Бредовые воспоминания прервал высокий, чрезвычайно худой, в белом халате, почти прозрачный старый человек, с прямыми тонкими усами, с уставшим и сердитым взглядом.
- Я хирург. Ты вызывал?
Обращение на "ты" было необычным, шокировало сорокалетнего Быстрова, оскорбляло, но прибывший - назовем его Николаем Наумовичем - не оставил Быстрову времени для отповеди, он обезоружил и парализовал какой-то особой, откровенной, его собственной, упрощенной правдой:
- Немцы тебе ноги перебили, ты с ними и рассчитывайся как умеешь. С бабами и стариками в госпиталях воевать просто. А ну скажи, почему немцы у Воронежа, на Волгу нацеливаются? Стыдно мне за вас, стыдно!
Отхлестав, как провинившегося школьника, старик вышел из палаты и не возвратился.
Первое - это чувство обиды. Второе - почему этому бешеному старику на дверь не указал, если достойных слов не нашел? И почему эти слова не нашлись, куда они запропастились, в военной обстановке такие обыденные?
Думать не хотелось, но в воспаленном мозгу невольно копошились раздумья о причинах наших неудач, а еще больше - поиски оправданий. В хаотичном беспорядке возвращалось пройденное - вера и надежды, сомнения, имена мужественных людей, в самые мрачные дни не терявших веру в победу, вспоминались медицинские составы госпиталей, милые и дорогие люди, и только этот ночной пришелец оставался загадкой, как и беспомощность самого Быстрова перед ним…

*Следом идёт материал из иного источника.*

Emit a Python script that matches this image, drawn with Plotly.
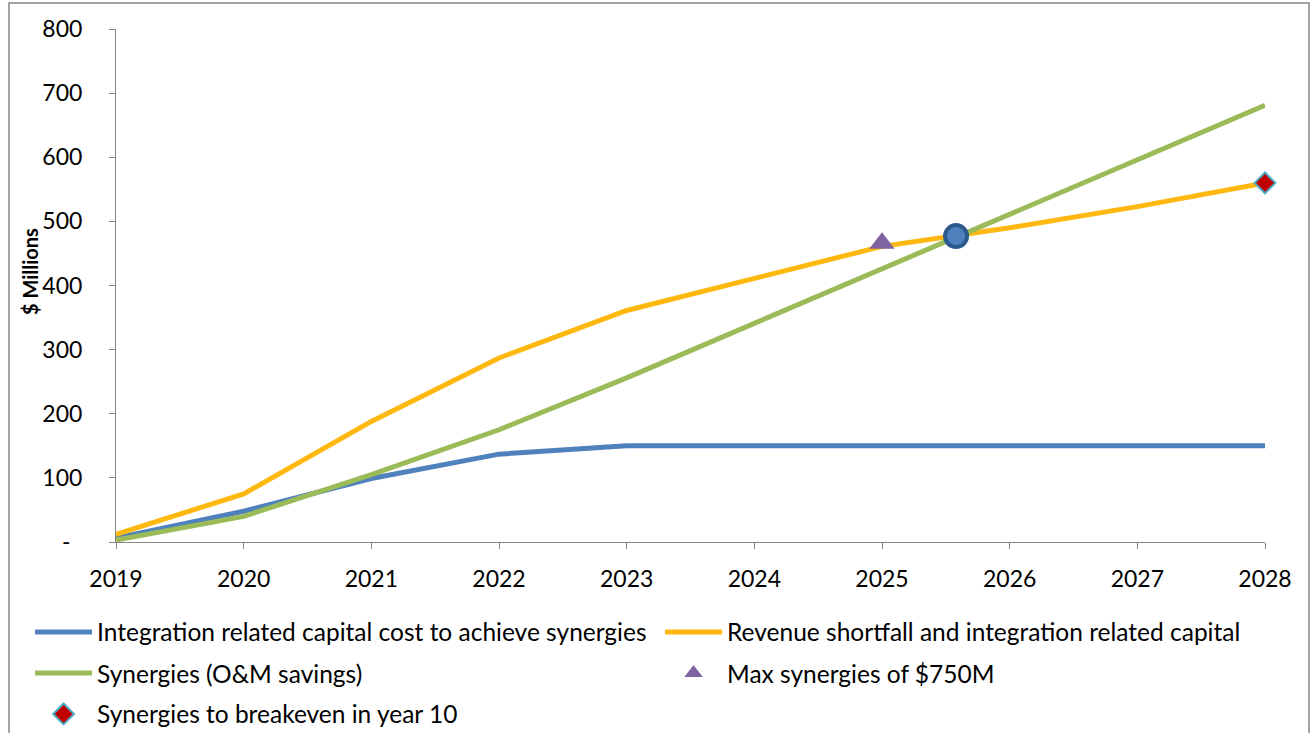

Прошла наконец и эта ночь, еще одна тяжелая госпитальная, и утреннее оживление отдельными фразами проникало в изолятор, оповещая о наступлении нового дня, с его заботами, обобщая итоги минувшей ночи.
- Под утро приходил, злой, не дай бог, - слышалось.

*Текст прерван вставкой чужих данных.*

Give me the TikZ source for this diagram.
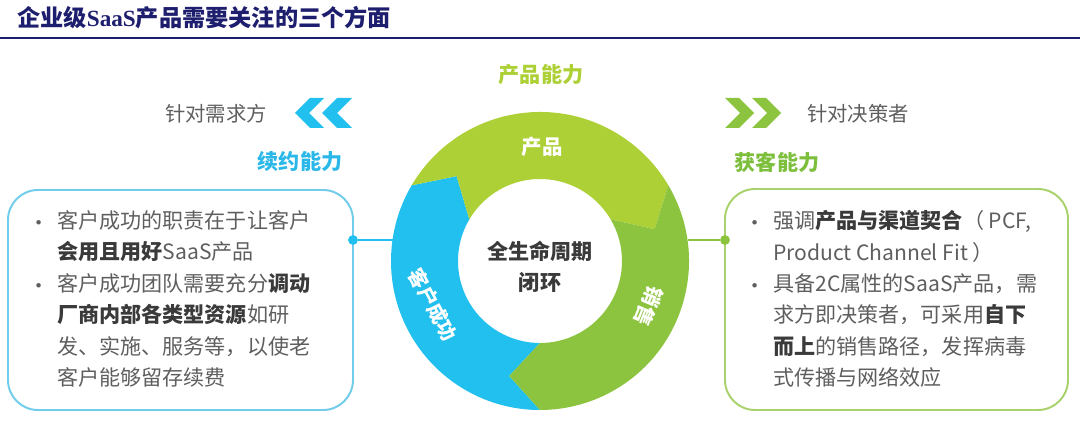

- Дежурного врача не застал, в кабинете все документы раскидал, сестру обругал и того нового, в изоляторе…
- Он дома и не был. Разыскивали его и звонили. Сказали, в другом госпитале - по срочному вызову умирающего раненого спасал. Когда ничего больше не оставалось, на невиданную ранее операцию решился. Операция не удалась, раненый скончался, и тогда, в сердцах, он сюда и пришел.

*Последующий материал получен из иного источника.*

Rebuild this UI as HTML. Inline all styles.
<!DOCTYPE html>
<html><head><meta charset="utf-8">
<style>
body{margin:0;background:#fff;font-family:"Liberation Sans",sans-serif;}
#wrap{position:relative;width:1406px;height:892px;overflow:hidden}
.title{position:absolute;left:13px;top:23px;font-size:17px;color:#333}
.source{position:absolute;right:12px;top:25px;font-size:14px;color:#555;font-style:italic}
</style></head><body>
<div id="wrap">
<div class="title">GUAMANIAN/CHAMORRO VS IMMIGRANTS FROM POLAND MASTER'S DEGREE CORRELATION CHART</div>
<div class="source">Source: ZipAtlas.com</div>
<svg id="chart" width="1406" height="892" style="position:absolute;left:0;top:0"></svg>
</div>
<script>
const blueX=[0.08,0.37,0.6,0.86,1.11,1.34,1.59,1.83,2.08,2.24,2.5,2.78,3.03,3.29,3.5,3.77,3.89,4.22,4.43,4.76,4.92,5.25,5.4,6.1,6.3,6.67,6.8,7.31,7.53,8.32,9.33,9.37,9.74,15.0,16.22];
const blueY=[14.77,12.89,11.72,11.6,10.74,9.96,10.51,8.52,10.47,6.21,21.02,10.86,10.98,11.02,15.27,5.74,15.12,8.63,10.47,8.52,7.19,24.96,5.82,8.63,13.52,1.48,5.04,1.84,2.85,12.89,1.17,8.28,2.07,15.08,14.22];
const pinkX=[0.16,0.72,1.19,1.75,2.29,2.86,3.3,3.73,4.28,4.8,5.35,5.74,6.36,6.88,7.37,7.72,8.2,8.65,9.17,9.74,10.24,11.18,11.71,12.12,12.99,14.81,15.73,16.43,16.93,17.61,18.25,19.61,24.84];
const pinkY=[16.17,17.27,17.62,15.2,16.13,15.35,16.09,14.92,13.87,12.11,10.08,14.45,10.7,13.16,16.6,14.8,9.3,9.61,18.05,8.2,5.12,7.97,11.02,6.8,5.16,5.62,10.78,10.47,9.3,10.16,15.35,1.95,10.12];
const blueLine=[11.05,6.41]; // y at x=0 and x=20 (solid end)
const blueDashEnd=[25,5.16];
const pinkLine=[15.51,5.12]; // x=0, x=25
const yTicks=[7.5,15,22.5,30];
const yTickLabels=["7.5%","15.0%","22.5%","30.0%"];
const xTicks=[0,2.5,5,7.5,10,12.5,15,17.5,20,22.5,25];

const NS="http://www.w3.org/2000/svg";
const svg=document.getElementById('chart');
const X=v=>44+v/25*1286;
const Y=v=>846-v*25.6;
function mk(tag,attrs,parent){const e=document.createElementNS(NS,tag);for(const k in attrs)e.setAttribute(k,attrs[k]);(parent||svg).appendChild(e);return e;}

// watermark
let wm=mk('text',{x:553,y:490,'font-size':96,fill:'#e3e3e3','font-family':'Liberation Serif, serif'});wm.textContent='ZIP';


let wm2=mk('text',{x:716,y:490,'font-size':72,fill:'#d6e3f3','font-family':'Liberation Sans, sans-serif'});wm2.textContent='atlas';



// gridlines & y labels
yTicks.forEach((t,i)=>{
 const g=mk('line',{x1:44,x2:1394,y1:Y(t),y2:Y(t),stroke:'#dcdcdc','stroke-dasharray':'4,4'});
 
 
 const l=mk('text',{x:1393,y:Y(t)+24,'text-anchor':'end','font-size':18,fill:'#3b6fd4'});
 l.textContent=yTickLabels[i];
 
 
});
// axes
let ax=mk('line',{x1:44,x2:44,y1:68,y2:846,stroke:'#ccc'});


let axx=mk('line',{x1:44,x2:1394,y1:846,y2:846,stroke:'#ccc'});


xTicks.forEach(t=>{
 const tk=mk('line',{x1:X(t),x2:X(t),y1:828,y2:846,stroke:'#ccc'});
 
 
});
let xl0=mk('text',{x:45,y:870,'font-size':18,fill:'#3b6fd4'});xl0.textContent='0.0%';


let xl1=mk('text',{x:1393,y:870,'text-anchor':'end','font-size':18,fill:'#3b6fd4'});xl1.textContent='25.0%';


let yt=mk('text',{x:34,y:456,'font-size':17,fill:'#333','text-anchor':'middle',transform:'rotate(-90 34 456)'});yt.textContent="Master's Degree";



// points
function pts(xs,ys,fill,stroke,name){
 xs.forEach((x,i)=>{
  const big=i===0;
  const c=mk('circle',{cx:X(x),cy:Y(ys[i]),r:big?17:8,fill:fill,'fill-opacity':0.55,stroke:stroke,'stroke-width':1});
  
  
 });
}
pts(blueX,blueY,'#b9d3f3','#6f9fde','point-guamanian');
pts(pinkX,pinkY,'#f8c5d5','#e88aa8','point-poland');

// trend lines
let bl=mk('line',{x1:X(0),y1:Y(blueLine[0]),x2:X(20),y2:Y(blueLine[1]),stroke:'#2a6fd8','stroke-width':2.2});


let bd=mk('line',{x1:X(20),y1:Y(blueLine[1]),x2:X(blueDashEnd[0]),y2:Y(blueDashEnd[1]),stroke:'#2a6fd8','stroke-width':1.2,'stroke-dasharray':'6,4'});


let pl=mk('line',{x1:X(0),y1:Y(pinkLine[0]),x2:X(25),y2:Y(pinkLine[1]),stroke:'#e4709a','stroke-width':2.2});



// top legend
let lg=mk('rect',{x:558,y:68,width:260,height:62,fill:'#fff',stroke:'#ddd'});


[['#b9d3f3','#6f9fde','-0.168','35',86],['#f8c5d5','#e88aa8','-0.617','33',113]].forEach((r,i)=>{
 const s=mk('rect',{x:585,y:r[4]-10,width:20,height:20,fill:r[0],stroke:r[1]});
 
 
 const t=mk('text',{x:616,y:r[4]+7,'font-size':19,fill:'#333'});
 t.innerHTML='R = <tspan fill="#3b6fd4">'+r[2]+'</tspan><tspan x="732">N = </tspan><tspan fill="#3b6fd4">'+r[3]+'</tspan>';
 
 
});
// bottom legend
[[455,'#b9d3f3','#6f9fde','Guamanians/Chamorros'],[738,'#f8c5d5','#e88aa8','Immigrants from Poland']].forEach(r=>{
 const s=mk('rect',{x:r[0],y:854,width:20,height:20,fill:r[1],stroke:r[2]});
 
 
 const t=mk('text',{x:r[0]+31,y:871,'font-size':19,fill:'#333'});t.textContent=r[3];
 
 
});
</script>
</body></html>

- Будет вам теперь на орехи! Всем достанется в понедельник.
- В понедельник? Недели две зверем будет.
Это о хирурге. А потом чей-то слащавый голос внушал:
- Напишите, жалобу подайте. Он вас оскорбил, и хотя температура сорок один была, даже смотреть не стал. Вы только напишите, а я передам кому надо…
Быстров не взялся бы утверждать, действительно ли были эти слова сказаны кем-либо или пришли в бреду. Но точно помнил, что возражал: "Жалобу? Нет, сам обругаю!"
Потом еще день и еще одна ночь, многие часы спокойного сна (после введения морфия с вечера и вскрытия нарывов ночью) принесли необычайно радостное настроение, и даже тот злой ночной гений, стоящий в такую рань у его кровати, предстал в ином облике - заботлив был и даже приятен.
- Как спалось, молодой человек?
- Не молодой, допустим, но спал. Морфий с вечера…
- Знаю. Эта зеленая жижа давно из левой?
- Да, временами обильно…
- Под эфиром сколько раз оперировали?
- Четыре.
- Пятой операции не миновать. Сегодня ты эфира не выдержишь, а через пару дней вырежу.
- Что?
- Испугался? Не там, пониже возьму. А пока пойдем!
- Я же ходить…
- Эх, забыл: безногие вояки! Рикшу тебе подам женского рода. Сам переберешься или переносить?
- Сам, правая рука у меня сильная и левая уже ничего.
- Сильная, говоришь. А ну подай, попробую.
И этот старый и худой, на вид изнуренный человек сжал действительно очень сильную руку Быстрова необычайно мощно.
- Ну как, потекла влага? Ты еще ничего, а есть которые маму вспоминают.